Rose began thinking about her body differently after losing a considerable amount of weight in 2016, then gaining most of it back in the following years. “When I was at my thinnest, I was desperately miserable, but everyone was really happy for me and it was the most praise I've ever had in my life for one singular achievement,” she says. “ I found the reverse journey of gaining weight but getting happier, really difficult in some ways, because I felt like a happier person.”

The pandemic presented challenges for Rose, who had found a happy medium of exercising regularly and not worrying too much about what she looked like by the time it hit. Suddenly, she felt like she was in survivor mode. “I lost a lot of my coping mechanisms and ended up comfort eating, which I think a lot of people did,” she says. “I decided that, if I gained a bit of weight, then that would have to be OK because it’s easier to cope with than being in a mental health spiral.”

Rose began exploring these issues more deeply in her work and on social media. In April 2020, when the world was locked down and gyms were closed, a story she wrote for Women’s Health, with an accompanying photoshoot, was published. On social media, she was overwhelmed with the response: “Given the loneliness of the pandemic, when we were so aware of our own bodies and insecurities, having so many people reach out to me really did help me,” she says.


Life without validation

As time went on, though, Rose learned that validation from others was not enough to shift her attitude towards herself long-term. Just like many people who’ve struggled to like their own bodies over the years, she missed the feeling of being visually perceived, or even complimented, while working in an office or meeting friends. “The problem with relying on validation is that it's really inconsistent and unpredictable and is often really about the person that's complimenting you. I think people often compliment people about things that they feel insecure about,” she says.

The absence of external validation taught her that she needs to be her own advocate. “It was actually quite a learning curve, in the sense that it made me realise that I should have more appreciation for the fact that my body was healthy enough to get me through the pandemic,” she says. “That has helped become a lot more forgiving of myself and kinder to my body.”

Have we changed forever?

The upheaval of the last two years has motivated so many people to try approaching life differently. But looking to the future, will these changes be lasting?
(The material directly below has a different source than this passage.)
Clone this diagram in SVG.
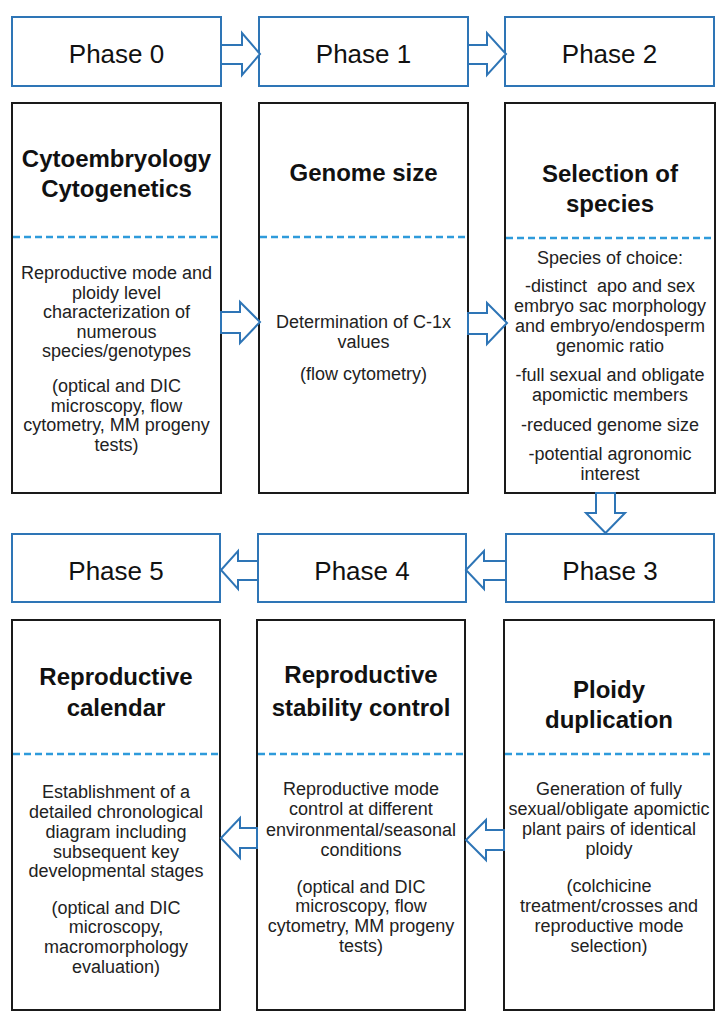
<svg xmlns="http://www.w3.org/2000/svg" width="722" height="1022" viewBox="0 0 722 1022">
<style>
.phase{fill:#fff;stroke:#2E75B6;stroke-width:2}
.box{fill:#fff;stroke:#1a1a1a;stroke-width:2}
.dash{stroke:#2E9BDB;stroke-width:2.5;stroke-dasharray:7 4;fill:none}
.arr{fill:#fff;stroke:#2E75B6;stroke-width:2;stroke-linejoin:miter}
.pt{font-family:"Liberation Sans",Arial,sans-serif;font-size:26px;fill:#111;text-anchor:middle}
.tt{font-family:"Liberation Sans",Arial,sans-serif;font-size:24px;font-weight:bold;fill:#111;text-anchor:middle}
.bt{font-family:"Liberation Sans",Arial,sans-serif;font-size:18px;fill:#222;text-anchor:middle;white-space:pre}
</style>
<rect width="722" height="1022" fill="#fff"/>

<g id="phase0"><rect class="phase" x="12" y="17" width="209" height="69"/><text class="pt" x="116.5" y="63">Phase 0</text></g>
<g id="phase1"><rect class="phase" x="259" y="17" width="209" height="69"/><text class="pt" x="363.5" y="63">Phase 1</text></g>
<g id="phase2"><rect class="phase" x="505" y="17" width="209" height="69"/><text class="pt" x="609.5" y="63">Phase 2</text></g>
<g id="phase5"><rect class="phase" x="12" y="534" width="208" height="68"/><text class="pt" x="116" y="580">Phase 5</text></g>
<g id="phase4"><rect class="phase" x="258" y="534" width="208" height="68"/><text class="pt" x="362" y="580">Phase 4</text></g>
<g id="phase3"><rect class="phase" x="506" y="534" width="208" height="68"/><text class="pt" x="610" y="580">Phase 3</text></g>

<g id="box0">
<rect class="box" x="12" y="103" width="209" height="390"/>
<line class="dash" x1="13" y1="237" x2="220" y2="237"/>
<text class="tt" x="116.5" y="167">Cytoembryology</text>
<text class="tt" x="116.5" y="197">Cytogenetics</text>
<text class="bt" x="116.5" y="279">Reproductive mode and</text>
<text class="bt" x="116.5" y="298.5">ploidy level</text>
<text class="bt" x="116.5" y="318">characterization of</text>
<text class="bt" x="116.5" y="337.5">numerous</text>
<text class="bt" x="116.5" y="357">species/genotypes</text>
<text class="bt" x="116.5" y="392">(optical and DIC</text>
<text class="bt" x="116.5" y="411.5">microscopy, flow</text>
<text class="bt" x="116.5" y="431">cytometry, MM progeny</text>
<text class="bt" x="116.5" y="450.5">tests)</text>
</g>

<g id="box1">
<rect class="box" x="259" y="103" width="209" height="390"/>
<line class="dash" x1="260" y1="237" x2="467" y2="237"/>
<text class="tt" x="363.5" y="181">Genome size</text>
<text class="bt" x="363.5" y="328">Determination of C-1x</text>
<text class="bt" x="363.5" y="348">values</text>
<text class="bt" x="363.5" y="380">(flow cytometry)</text>
</g>

<g id="box2">
<rect class="box" x="505" y="103" width="210" height="390"/>
<line class="dash" x1="506" y1="238" x2="714" y2="238"/>
<text class="tt" x="610" y="182">Selection of</text>
<text class="tt" x="610" y="212">species</text>
<text class="bt" x="610" y="264">Species of choice:</text>
<text class="bt" x="610" y="292">-distinct  apo and sex</text>
<text class="bt" x="610" y="312">embryo sac morphology</text>
<text class="bt" x="610" y="332">and embryo/endosperm</text>
<text class="bt" x="610" y="352">genomic ratio</text>
<text class="bt" x="610" y="381">-full sexual and obligate</text>
<text class="bt" x="610" y="401">apomictic members</text>
<text class="bt" x="610" y="431">-reduced genome size</text>
<text class="bt" x="610" y="460">-potential agronomic</text>
<text class="bt" x="610" y="480">interest</text>
</g>

<g id="box5">
<rect class="box" x="12" y="620" width="208" height="390"/>
<line class="dash" x1="13" y1="754" x2="219" y2="754"/>
<text class="tt" x="116" y="685">Reproductive</text>
<text class="tt" x="116" y="716">calendar</text>
<text class="bt" x="116" y="798">Establishment of a</text>
<text class="bt" x="116" y="818">detailed chronological</text>
<text class="bt" x="116" y="838">diagram including</text>
<text class="bt" x="116" y="858">subsequent key</text>
<text class="bt" x="116" y="877">developmental stages</text>
<text class="bt" x="116" y="914">(optical and DIC</text>
<text class="bt" x="116" y="933">microscopy,</text>
<text class="bt" x="116" y="953">macromorphology</text>
<text class="bt" x="116" y="973">evaluation)</text>
</g>

<g id="box4">
<rect class="box" x="257" y="620" width="208" height="390"/>
<line class="dash" x1="258" y1="754" x2="464" y2="754"/>
<text class="tt" x="361" y="683">Reproductive</text>
<text class="tt" x="361" y="716">stability control</text>
<text class="bt" x="361" y="795">Reproductive mode</text>
<text class="bt" x="361" y="815">control at different</text>
<text class="bt" x="361" y="836">environmental/seasonal</text>
<text class="bt" x="361" y="856">conditions</text>
<text class="bt" x="361" y="893">(optical and DIC</text>
<text class="bt" x="361" y="912">microscopy, flow</text>
<text class="bt" x="361" y="932">cytometry, MM progeny</text>
<text class="bt" x="361" y="952">tests)</text>
</g>

<g id="box3">
<rect class="box" x="504" y="620" width="210" height="390"/>
<line class="dash" x1="505" y1="754" x2="713" y2="754"/>
<text class="tt" x="609" y="698">Ploidy</text>
<text class="tt" x="609" y="728">duplication</text>
<text class="bt" x="609" y="795">Generation of fully</text>
<text class="bt" x="609" y="815">sexual/obligate apomictic</text>
<text class="bt" x="609" y="835">plant pairs of identical</text>
<text class="bt" x="609" y="855">ploidy</text>
<text class="bt" x="609" y="892">(colchicine</text>
<text class="bt" x="609" y="912">treatment/crosses and</text>
<text class="bt" x="609" y="932">reproductive mode</text>
<text class="bt" x="609" y="952">selection)</text>
</g>

<g id="connectors">
<path class="arr" d="M221,45 H242 V33 L260,54 L242,75 V64 H221 Z"/>
<path class="arr" d="M468,45 H487 V33 L506,54 L487,75 V64 H468 Z"/>
<path class="arr" d="M221,312 H240 V302 L260,322 L240,343 V333 H221 Z"/>
<path class="arr" d="M468,313 H487 V303 L507,323 L487,344 V334 H468 Z"/>
<path class="arr" d="M596,493 V513 H586 L605.5,533 L625,513 H615 V493 Z"/>
<path class="arr" d="M506,561 H484 V551 L466,570 L484,589 V580 H506 Z"/>
<path class="arr" d="M258,561 H238 V551 L221,570 L238,589 V580 H258 Z"/>
<path class="arr" d="M504,830 H486 V820 L466,840 L486,860 V850 H504 Z"/>
<path class="arr" d="M257,828 H240 V818 L221,838 L240,858 V848 H257 Z"/>
</g>
</svg>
While everyone is different, MacRae says that altering our behaviour – whether it’s exercising, starting a new passion or actively trying to think about things differently – can actually change our brains longer-term.

“Changing behaviour actually restructures the connections in our brain over time, which is how habits form and is the reason why things we do frequently start to feel natural and automatic.” While some parts of life will undoubtedly return to normal one day, the pandemic has and will continue to be a springboard for lasting changes in mind, body and soul.